Secondly, pseudo-Sufism which includes those who advocate cultic practices or customs that are contrary to the Sunnah and those who have mixed Sufism with speculative mysticism/Neo-Platonism.
Scholars consider those to be charlatans and impostors.
|Free food is offered to attendees at each circle.|
Ali, the Sufi activist, attributes the popularity of Sufism to a rising trend to “see the beauty of Islam” away from any “extremist influences.”
That is the same reason why the government has decided following the 7/7 London bombings to back Sufi trends.
Two years ago, politicians from the main parties attended the launch of the Sufi Muslim Council (SMC) at the House of Commons.
Ruth Kelly, then Secretary of State for Communities, also showed up and praised the council’s “core principles condemning terrorism in all its forms.”
The SMC makes its mission clear: Facing extremism and staying away from any politicized representation of Islam.
On its website, it criticizes classical scholars and groups such as the Palestinian resistance movement Hamas.
“Our focus is on British Muslims who follow Sufism,” says Haris Rafiq, a co-founder of the council.
“There are many organisations that do lobby on foreign policy and what is happening in Palestine or Iraq.”
Indeed, politics was absent at the Maida Vale Sufi circle.
The night began with Sufi followers performing religious chants before sharing a meal as is the custom.
“We are only involved in dhikr (remembering Allah),” Amjad Patt, one of many immigrants who had come to Britain from the Indian subcontinent where Sufi orders are widespread, told IOL while attending the St. Peter’s Church circle.
“…that is what Allah asked us: do dhikr and do not involve in politics,” he argued.
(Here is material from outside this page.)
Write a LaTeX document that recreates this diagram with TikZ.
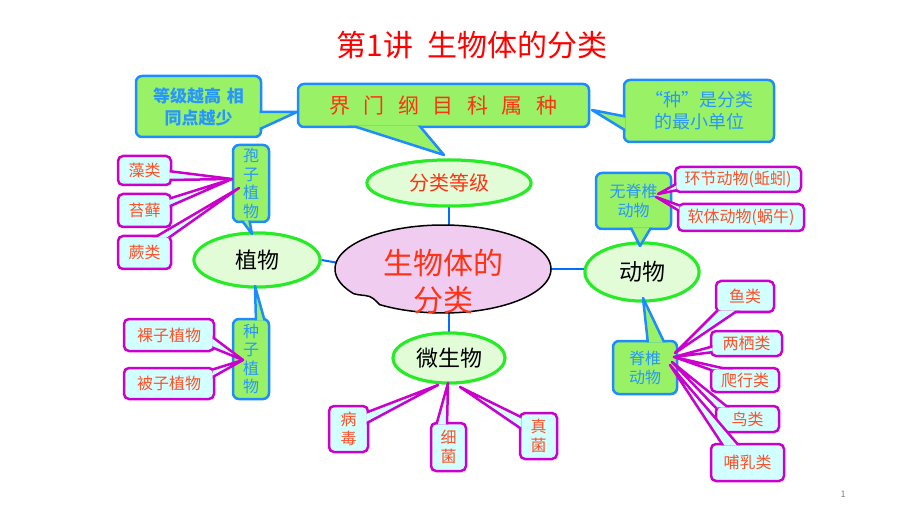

|“Muslims cannot stay away from politics as Sufism asks them to do,” insists Dr. Abdullah. (IOL photo)|
However, the spread of Sufism has been met with strong opposition from the main Muslim organisations and community members.
“Sufism does not work in the UK, as it only appeals to older people, who make a small number of youth-dominated Muslim community,” says Dawoud Abdullah, deputy secretary general of the umbrella Muslim Council of Britain (MCB).
“Muslims cannot stay away from politics as Sufism asks them to do. They have their own concerns – either internal or external – that can be only handled via politics.”
The MCB, the largest Muslim community body in the UK with hundreds of affiliated groups, has been outspoken against the government’s foreign policies in the Middle East.
It also helped organize the biggest demonstration against the government before the 2003 US-led invasion of Iraq.
Domestically, the MCB campaigns against what it sees as discrimination against British Muslims.
Azzam Tamimi, a community activist of Palestinian origin, is equally critical of Sufi orders.
“The government supports Sufi orders only because they are closer to its policies,” he charged.
“… because these orders do not criticize the government, … because these orders generally encourage the separation between life and religion.”
Ali, the Sufi activist who uses his skills as webmaster to spread the word on Sufism through articles and inviting people to circles, fires back.
“Unfortunately, those opponents – from a Wahhabi extremist school – have a stronger voice, because they are backed by the Saudi government which has a lot of money,” he claims.
“Islam is based on Rahma (mercy), which means that it allows for different forms of Islam, including Sufism, to be there. Isn’t it?”